Fix the bug. Verify fix by running the same stress loop 1,000 times. If green, ship.

Multi-Module Repositories¶

A repo with multiple go.mod files needs explicit per-module race jobs:

#!/bin/bash
set -e
for module in $(find . -name go.mod -execdir pwd \;); do
  (cd "$module" && go test -race -count=1 -timeout 5m ./...)
done

In CI, run modules in parallel matrix jobs:

strategy:
  matrix:
    module:
      - ./
      - ./submodule/api
      - ./submodule/internal
steps:
  - run: |
      cd ${{ matrix.module }}
      go test -race -count=1 ./...

Each module has its own race signal. A monorepo with 10 modules can run all races in 10 parallel jobs, each finishing in a couple of minutes.

Race Reports and Metrics¶

When you treat -race as infrastructure, you measure it:

Number of race reports per CI run, plotted over time.
Time-to-detect new races (commit-to-failure delay).
Time-to-fix (failure-to-merge-of-fix).
Flakiness rate: how often a race fires per N runs in stress jobs.

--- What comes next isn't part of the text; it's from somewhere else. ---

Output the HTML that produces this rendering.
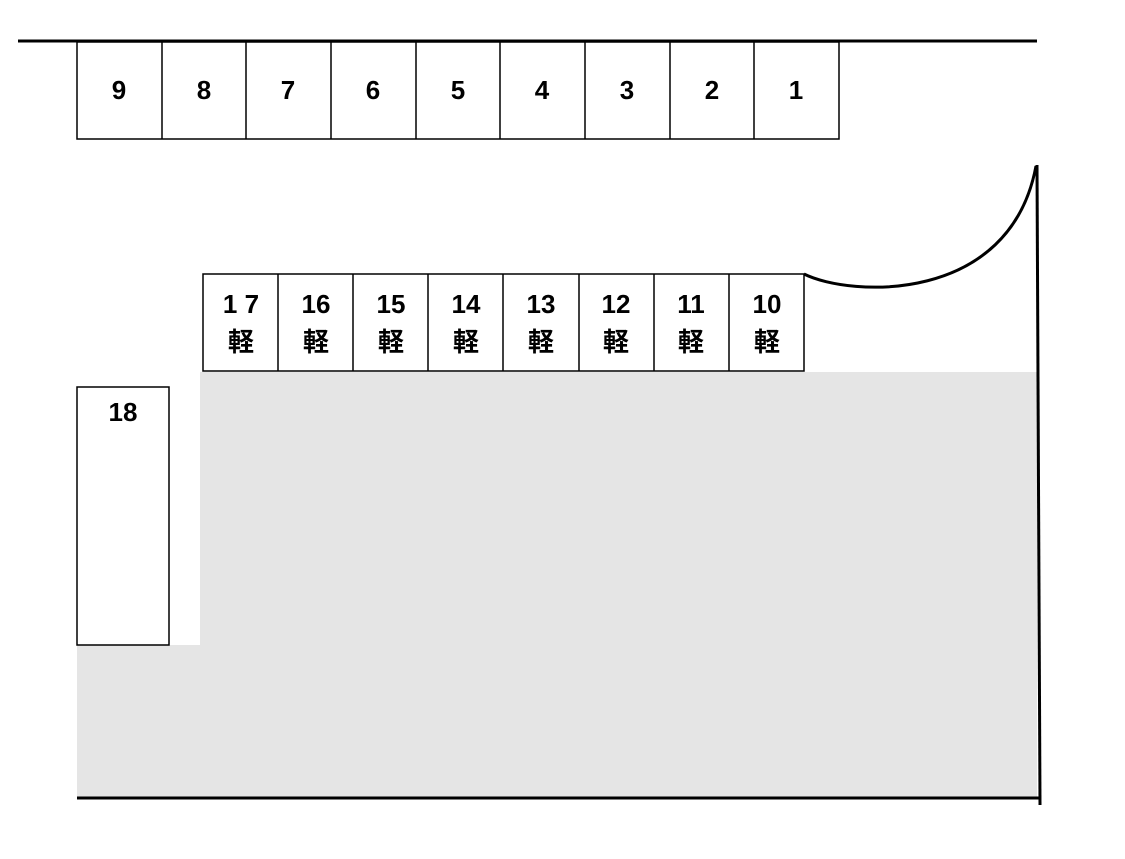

Dashboards: a per-week trend of "races detected" lets you see whether the rate is climbing (people writing more concurrent code) or falling (better discipline).

Quarantine and triage¶

When a known race fires repeatedly while a fix is in flight:

Tag the test with // FLAKY: race in #1234.
Skip it conditionally:

if os.Getenv("SKIP_FLAKY_1234") == "1" {
    t.Skip("flaky, see #1234")
}

Have a weekly review of the quarantine list. Anything older than two weeks is a release blocker.

Never silently skip. Always reference the bug.

Self-Assessment¶

I can design a CI pipeline that runs race tests on every PR within 10 minutes.
I know how to shard race jobs across N runners.
I can write a race-only test suite under a build tag.
I have strategies for catching races that fire 1 in 1,000 runs.
I understand the cost and risk of running -race in production.
I can reproduce a CI race report on my laptop in under 10 minutes.
I can handle race testing across a multi-module monorepo.
I track race-detection metrics over time.
I have a triage process for newly-discovered races.

Summary¶

At senior level the race detector is no longer just a flag; it is a piece of CI infrastructure with its own latency budget, sharding strategy, stress-test variants, and metrics. You design the pipeline so race detection gates every PR within a small wall-time budget, you build nightly stress jobs to expose rare races, you keep race-only suites for expensive scenarios, and you have a documented procedure for reproducing CI races on a laptop. You almost never run -race in production; when you do, it is a tightly controlled canary. Across a multi-module repo, race detection is just another matrix dimension, and the team tracks race-detection trends as a quality indicator.